**Directive**. Go through the data below and copy it exactly, skipping every picture.

++++ Source excerpt ++++

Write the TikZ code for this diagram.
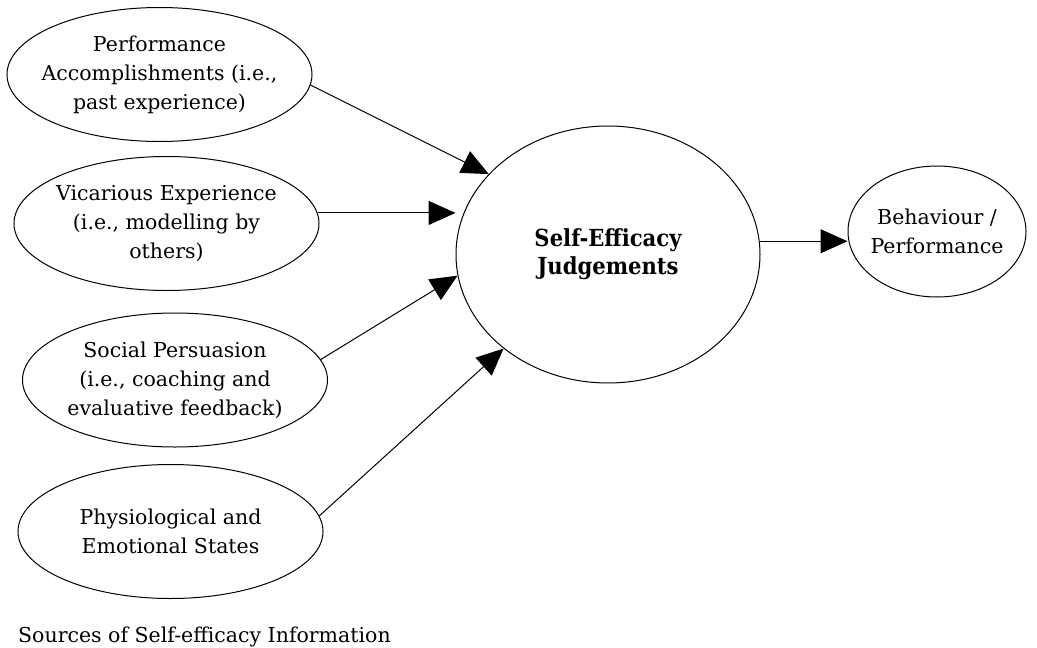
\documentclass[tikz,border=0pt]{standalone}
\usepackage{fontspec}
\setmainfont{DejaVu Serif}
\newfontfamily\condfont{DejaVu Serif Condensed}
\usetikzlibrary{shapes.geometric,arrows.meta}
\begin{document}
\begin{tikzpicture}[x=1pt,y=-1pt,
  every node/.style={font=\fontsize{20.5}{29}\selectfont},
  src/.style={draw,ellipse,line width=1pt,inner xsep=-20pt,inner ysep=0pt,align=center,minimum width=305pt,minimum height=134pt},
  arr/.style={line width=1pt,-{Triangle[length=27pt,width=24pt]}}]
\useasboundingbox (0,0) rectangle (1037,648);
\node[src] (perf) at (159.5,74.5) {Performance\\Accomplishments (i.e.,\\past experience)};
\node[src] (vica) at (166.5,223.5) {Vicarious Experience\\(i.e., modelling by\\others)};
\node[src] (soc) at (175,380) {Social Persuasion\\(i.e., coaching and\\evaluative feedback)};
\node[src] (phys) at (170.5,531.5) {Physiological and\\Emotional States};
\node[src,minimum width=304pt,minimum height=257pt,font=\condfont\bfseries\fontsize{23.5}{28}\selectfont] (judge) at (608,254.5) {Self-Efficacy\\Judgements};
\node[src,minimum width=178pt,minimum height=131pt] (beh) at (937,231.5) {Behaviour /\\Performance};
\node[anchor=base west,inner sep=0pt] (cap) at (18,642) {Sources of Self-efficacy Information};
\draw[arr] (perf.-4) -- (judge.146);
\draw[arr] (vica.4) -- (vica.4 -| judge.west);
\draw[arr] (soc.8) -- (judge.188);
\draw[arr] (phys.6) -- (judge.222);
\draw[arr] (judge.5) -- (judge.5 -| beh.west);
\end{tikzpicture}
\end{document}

++++

**Task response**.
Write the TikZ code for this diagram.
\documentclass[tikz,border=0pt]{standalone}
\usepackage{fontspec}
\setmainfont{DejaVu Serif}
\newfontfamily\condfont{DejaVu Serif Condensed}
\usetikzlibrary{shapes.geometric,arrows.meta}
\begin{document}
\begin{tikzpicture}[x=1pt,y=-1pt,
  every node/.style={font=\fontsize{20.5}{29}\selectfont},
  src/.style={draw,ellipse,line width=1pt,inner xsep=-20pt,inner ysep=0pt,align=center,minimum width=305pt,minimum height=134pt},
  arr/.style={line width=1pt,-{Triangle[length=27pt,width=24pt]}}]
\useasboundingbox (0,0) rectangle (1037,648);
\node[src] (perf) at (159.5,74.5) {Performance\\Accomplishments (i.e.,\\past experience)};
\node[src] (vica) at (166.5,223.5) {Vicarious Experience\\(i.e., modelling by\\others)};
\node[src] (soc) at (175,380) {Social Persuasion\\(i.e., coaching and\\evaluative feedback)};
\node[src] (phys) at (170.5,531.5) {Physiological and\\Emotional States};
\node[src,minimum width=304pt,minimum height=257pt,font=\condfont\bfseries\fontsize{23.5}{28}\selectfont] (judge) at (608,254.5) {Self-Efficacy\\Judgements};
\node[src,minimum width=178pt,minimum height=131pt] (beh) at (937,231.5) {Behaviour /\\Performance};
\node[anchor=base west,inner sep=0pt] (cap) at (18,642) {Sources of Self-efficacy Information};
\draw[arr] (perf.-4) -- (judge.146);
\draw[arr] (vica.4) -- (vica.4 -| judge.west);
\draw[arr] (soc.8) -- (judge.188);
\draw[arr] (phys.6) -- (judge.222);
\draw[arr] (judge.5) -- (judge.5 -| beh.west);
\end{tikzpicture}
\end{document}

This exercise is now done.